Undated (AP) _ LONDON (AP) - A man jailed for life for a double murder has won a retrial because four members of the jury used a ouija board to consult the spirit of one of his alleged victims.

″Bizarre″ was what an article in The Times of London today called the Court of Appeal case.

In a ruling Monday, Chief Justice Lord Taylor and two other judges threw out the two convictions against insurance broker Stephen Young and ordered him to be retried at London’s Central Criminal Court.

Young, 35, will stay in prison until the retrial.


Last March, Young was jailed for life after a Crown Court jury in Hove, 50 miles south of London, found him guilty of murdering newlyweds Harry and Nicola Fuller. Young had pleaded innocent.

Members of the 12-member jury had been lodged at a local hotel during the trial, per normal British practice.

Young’s lawyer, David Penry-Davey, told the Court of Appeal panel that four of the jurors decided one night as an experiment to use a ouija board to consult Fuller’s spirit to ask him who the murderer was.

A ouija board - used in spiritualistic seances to supposedly convey messages to and from the spirits of dead people - is marked with the letters of the alphabet. Penry-Davey said the four spelled out on the board ″Who did it?″ and claimed to have got the reply that Young was guilty.

They told the other eight jurors about it over breakfast the next day before returning to the trial.

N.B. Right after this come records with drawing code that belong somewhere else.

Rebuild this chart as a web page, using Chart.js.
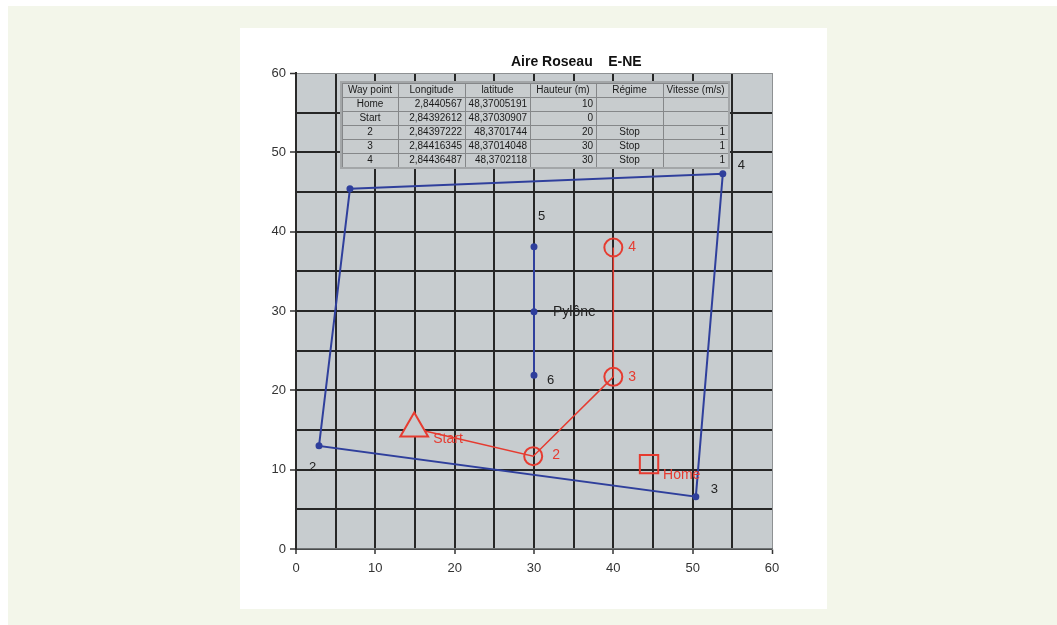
<!DOCTYPE html>
<html>
<head>
<meta charset="utf-8">
<script src="https://cdn.jsdelivr.net/npm/chart.js@4.4.1/dist/chart.umd.min.js"></script>
<style>
  html, body { margin: 0; padding: 0; background: #ffffff; width: 1057px; height: 625px; overflow: hidden; }
  #frame { position: absolute; left: 8px; top: 6px; width: 1049px; height: 619px; background: #f3f6ea; }
  #panel { position: absolute; left: 240px; top: 28px; width: 587px; height: 581px; background: #ffffff; }
  canvas { display: block; }
</style>
</head>
<body>
<div id="frame"></div>
<div id="panel"><canvas id="c" width="587" height="581"></canvas></div>
<script>
// ---- data ----
const chartTitle = 'Aire Roseau    E-NE';
const perimeterX = [6.8, 53.8, 50.4, 2.9, 6.8];
const perimeterY = [45.4, 47.3, 6.6, 13.0, 45.4];
const perimeterLabels = ['', '4', '3', '2', ''];
const pyloneX = [30, 30, 30];
const pyloneY = [38.1, 29.9, 21.9];
const pyloneLabels = ['5', 'Pylône', '6'];
const routeX = [14.9, 29.9, 40, 40];
const routeY = [15.2, 11.7, 21.7, 38.0];
const routeLabels = ['Start', '2', '3', '4'];
const homeX = [44.5];
const homeY = [10.7];
const homeLabels = ['Home'];
const axisTicks = [0, 10, 20, 30, 40, 50, 60];

const tableHeaders = ['Way point', 'Longitude', 'latitude', 'Hauteur (m)', 'Régime', 'Vitesse (m/s)'];
const tableWaypoints = ['Home', 'Start', '2', '3', '4'];
const tableLongitude = ['2,8440567', '2,84392612', '2,84397222', '2,84416345', '2,84436487'];
const tableLatitude = ['48,37005191', '48,37030907', '48,3701744', '48,37014048', '48,3702118'];
const tableHauteur = ['10', '0', '20', '30', '30'];
const tableRegime = ['', '', 'Stop', 'Stop', 'Stop'];
const tableVitesse = ['', '', '1', '1', '1'];

// ---- styles ----
const FONT = '"Liberation Sans", Arial, sans-serif';
const BLUE = '#2f3f9c';
const RED = '#e63b30';
const PLOT_BG = '#c7cccf';
const perimeterOffsets = [[0,0],[15,-8],[15,-7],[-10,22],[0,0]];
const pyloneOffsets = [[4,-30],[19,0],[13,5]];
const routeOffsets = [[19,11],[19,-1],[15,0],[15,0]];
const homeOffsets = [[14,11]];

const pts = (xs, ys) => xs.map((x, i) => ({ x: x, y: ys[i] }));

const bgPlugin = {
  id: 'bgPlugin',
  beforeDraw(chart) {
    const { ctx, chartArea: a } = chart;
    ctx.save();
    ctx.fillStyle = '#ffffff';
    ctx.fillRect(0, 0, chart.width, chart.height);
    ctx.fillStyle = PLOT_BG;
    ctx.fillRect(a.left, a.top, a.right - a.left, a.bottom - a.top);
    ctx.restore();
  }
};

const tablePlugin = {
  id: 'tablePlugin',
  afterDatasetsDraw(chart) {
    const { ctx, chartArea: a } = chart;
    const widths = [56, 67, 65, 66, 67, 65];
    const aligns = ['center', 'right', 'right', 'right', 'center', 'right'];
    const rowH = 14;
    const left = a.left + 46, top = a.top + 10;
    const totalW = widths.reduce((s, w) => s + w, 0);
    const cols = [tableWaypoints, tableLongitude, tableLatitude, tableHauteur, tableRegime, tableVitesse];
    const nRows = tableWaypoints.length + 1;
    ctx.save();
    ctx.fillStyle = '#c8ccce';
    ctx.fillRect(left, top, totalW, rowH * nRows);
    ctx.strokeStyle = '#858789';
    ctx.lineWidth = 1;
    for (let r = 0; r <= nRows; r++) {
      ctx.beginPath();
      ctx.moveTo(left, Math.round(top + r * rowH) + 0.5);
      ctx.lineTo(left + totalW, Math.round(top + r * rowH) + 0.5);
      ctx.stroke();
    }
    let cx = left;
    for (let c = 0; c <= widths.length; c++) {
      ctx.beginPath();
      ctx.moveTo(Math.round(cx) + 0.5, top);
      ctx.lineTo(Math.round(cx) + 0.5, top + rowH * nRows);
      ctx.stroke();
      if (c < widths.length) cx += widths[c];
    }
    ctx.strokeStyle = '#a3a6a8';
    ctx.lineWidth = 2;
    ctx.strokeRect(left - 1, top - 1, totalW + 2, rowH * nRows + 2);
    ctx.fillStyle = '#1a1a1a';
    ctx.font = '10px ' + FONT;
    ctx.textBaseline = 'middle';
    cx = left;
    for (let c = 0; c < widths.length; c++) {
      const w = widths[c];
      ctx.textAlign = 'center';
      ctx.fillText(tableHeaders[c], cx + w / 2, top + rowH / 2 + 0.5);
      for (let r = 0; r < tableWaypoints.length; r++) {
        const t = cols[c][r];
        if (!t) continue;
        const y = top + (r + 1) * rowH + rowH / 2 + 0.5;
        ctx.textAlign = aligns[c];
        const tx = aligns[c] === 'center' ? cx + w / 2 : cx + w - 3;
        ctx.fillText(t, tx, y);
      }
      cx += w;
    }
    ctx.restore();
  }
};

const labelPlugin = {
  id: 'labelPlugin',
  afterDatasetsDraw(chart) {
    const { ctx } = chart;
    ctx.save();
    ctx.textBaseline = 'middle';
    ctx.textAlign = 'left';
    chart.data.datasets.forEach((ds, i) => {
      if (!ds.pointLabels) return;
      const meta = chart.getDatasetMeta(i);
      ds.pointLabels.forEach((t, j) => {
        if (!t) return;
        const p = meta.data[j];
        const off = ds.labelOffsets[j];
        ctx.fillStyle = ds.labelColor;
        ctx.font = (ds.labelSizes ? ds.labelSizes[j] : 13) + 'px ' + FONT;
        ctx.fillText(t, p.x + off[0], p.y + off[1]);
      });
    });
    // title
    const a = chart.chartArea;
    ctx.fillStyle = '#111';
    ctx.font = 'bold 14px ' + FONT;
    ctx.textAlign = 'left';
    ctx.fillText(chartTitle, a.left + 215, a.top - 11);
    ctx.restore();
  }
};

function axisOpts(isX) {
  return {
    type: 'linear',
    min: axisTicks[0],
    max: axisTicks[axisTicks.length - 1],
    afterBuildTicks(scale) {
      const t = [];
      for (let v = scale.min; v <= scale.max; v += 5) t.push({ value: v });
      scale.ticks = t;
    },
    ticks: {
      callback: (v) => axisTicks.includes(v) ? String(v) : '',
      color: '#333',
      font: { family: FONT, size: 13 },
      padding: isX ? 7 : 4,
      autoSkip: false,
      maxRotation: 0
    },
    grid: {
      color: (c) => (c.tick && c.tick.value === 60) ? '#8e9193' : '#262626',
      lineWidth: (c) => (c.tick && c.tick.value === 60) ? 1 : 2,
      tickLength: isX ? 5 : 6,
      tickColor: (c) => (c.tick && axisTicks.includes(c.tick.value)) ? '#333' : 'rgba(0,0,0,0)',
      tickWidth: 1.5
    },
    border: { color: isX ? '#6f7274' : '#2a2a2a', width: isX ? 1.5 : 2 },
    afterFit(scale) {
      if (isX) scale.height = 60; else scale.width = 56;
    }
  };
}

new Chart(document.getElementById('c'), {
  type: 'scatter',
  data: {
    datasets: [
      {
        data: pts(perimeterX, perimeterY),
        showLine: true,
        borderColor: BLUE,
        borderWidth: 2,
        pointRadius: [2.5, 2.5, 2.5, 2.5, 0],
        pointBackgroundColor: BLUE,
        pointBorderColor: BLUE,
        pointLabels: perimeterLabels,
        labelOffsets: perimeterOffsets,
        labelColor: '#222',
        order: 3
      },
      {
        data: pts(pyloneX, pyloneY),
        showLine: true,
        borderColor: BLUE,
        borderWidth: 2,
        pointRadius: 2.5,
        pointBackgroundColor: BLUE,
        pointBorderColor: BLUE,
        pointLabels: pyloneLabels,
        labelOffsets: pyloneOffsets,
        labelSizes: [13, 14, 13],
        labelColor: '#222',
        order: 3
      },
      {
        data: pts(routeX, routeY),
        showLine: true,
        borderColor: RED,
        borderWidth: 1.5,
        pointStyle: ['triangle', 'circle', 'circle', 'circle'],
        pointRadius: [16, 9, 9, 9],
        pointBorderWidth: 2,
        pointBorderColor: RED,
        pointBackgroundColor: [PLOT_BG, 'rgba(0,0,0,0)', 'rgba(0,0,0,0)', 'rgba(0,0,0,0)'],
        pointLabels: routeLabels,
        labelOffsets: routeOffsets,
        labelSizes: [14, 14, 14, 14],
        labelColor: RED,
        order: 1
      },
      {
        data: pts(homeX, homeY),
        showLine: false,
        pointStyle: 'rect',
        pointRadius: 13,
        pointBorderWidth: 2,
        pointBorderColor: RED,
        pointBackgroundColor: 'rgba(0,0,0,0)',
        pointLabels: homeLabels,
        labelOffsets: homeOffsets,
        labelSizes: [14],
        labelColor: RED,
        order: 1
      }
    ]
  },
  options: {
    responsive: false,
    animation: false,
    layout: { padding: { left: 0, top: 45, right: 55, bottom: 0 } },
    plugins: { legend: { display: false }, tooltip: { enabled: false }, title: { display: false } },
    scales: { x: axisOpts(true), y: axisOpts(false) },
    elements: { line: { tension: 0 } }
  },
  plugins: [bgPlugin, tablePlugin, labelPlugin]
});
</script>
</body>
</html>
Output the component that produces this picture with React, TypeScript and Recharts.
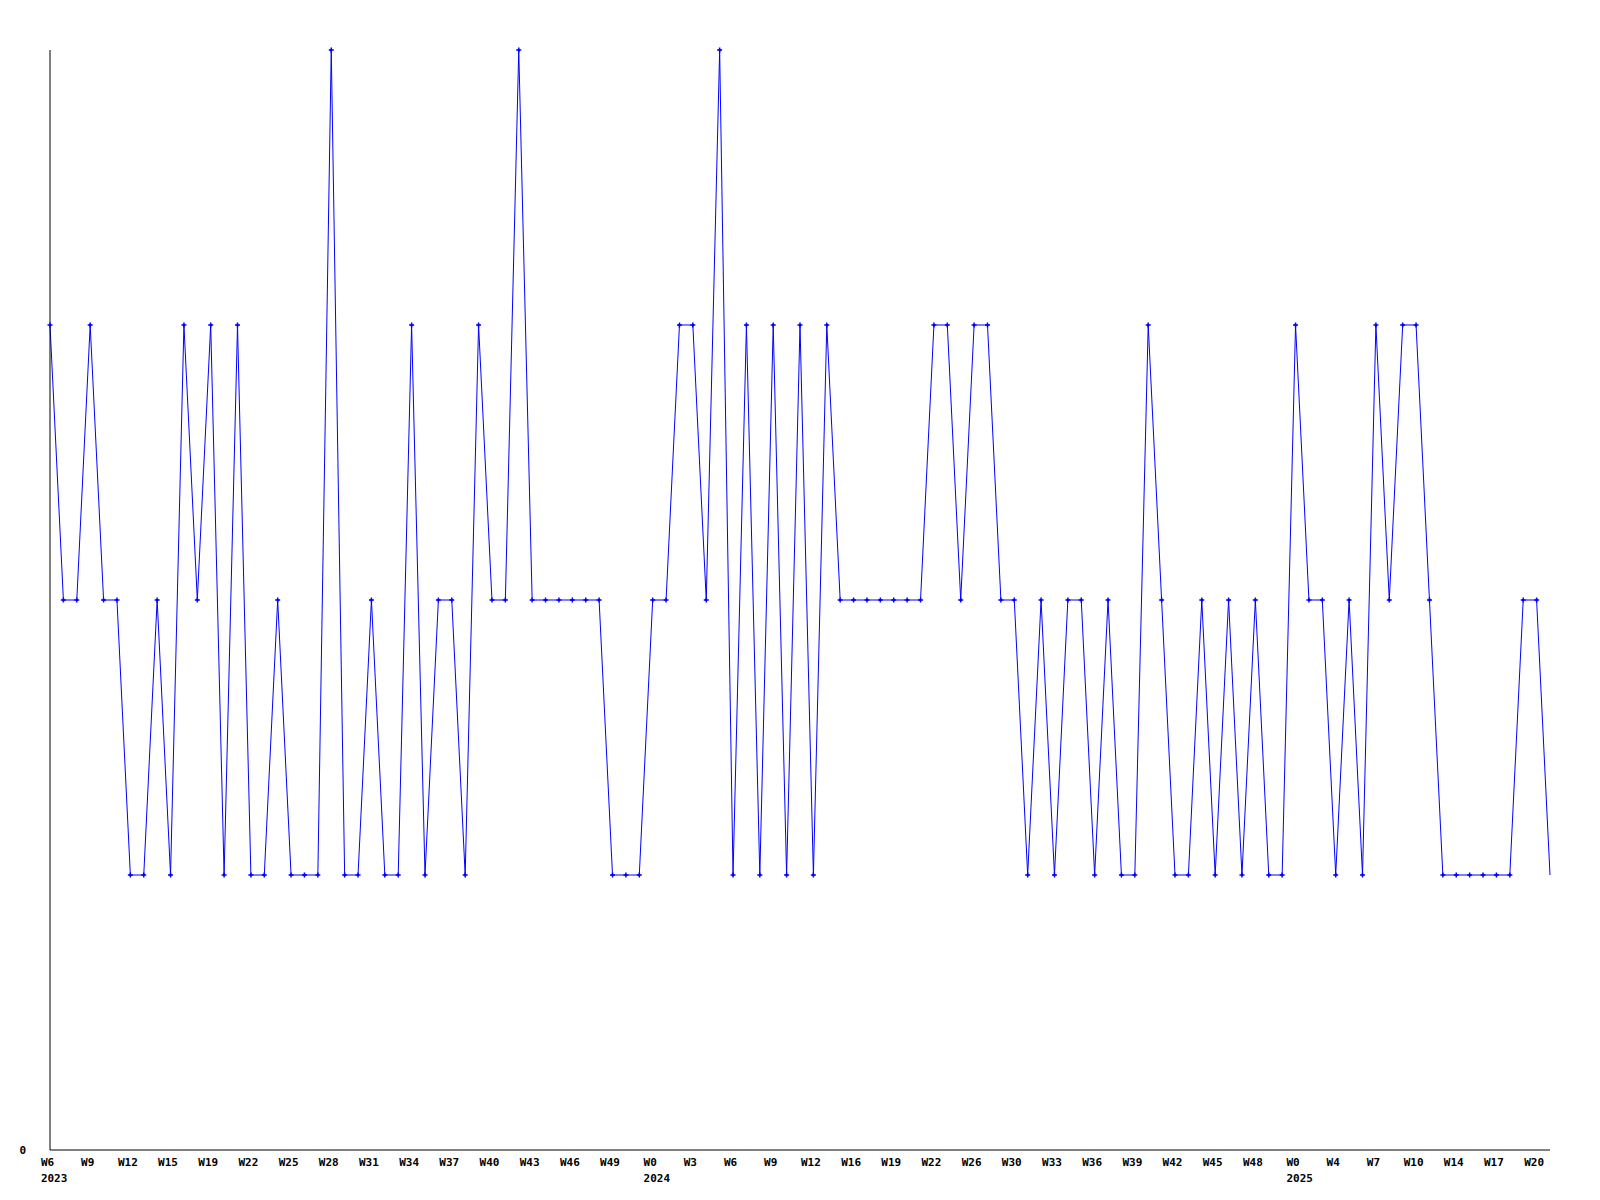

Penry-Davey said the ouija board consultation, which was reported by a newspaper after Young’s conviction, meant the jurors did not stick to the facts presented at the trial when deciding their verdict.

Prosecutor lawyer Michael Lawson, however, argued that the ″drunken experiment″ with the ouija board did not affect the trial’s outcome.

Lord Taylor said the three judges will present legal arguments for reaching their decision at a later date.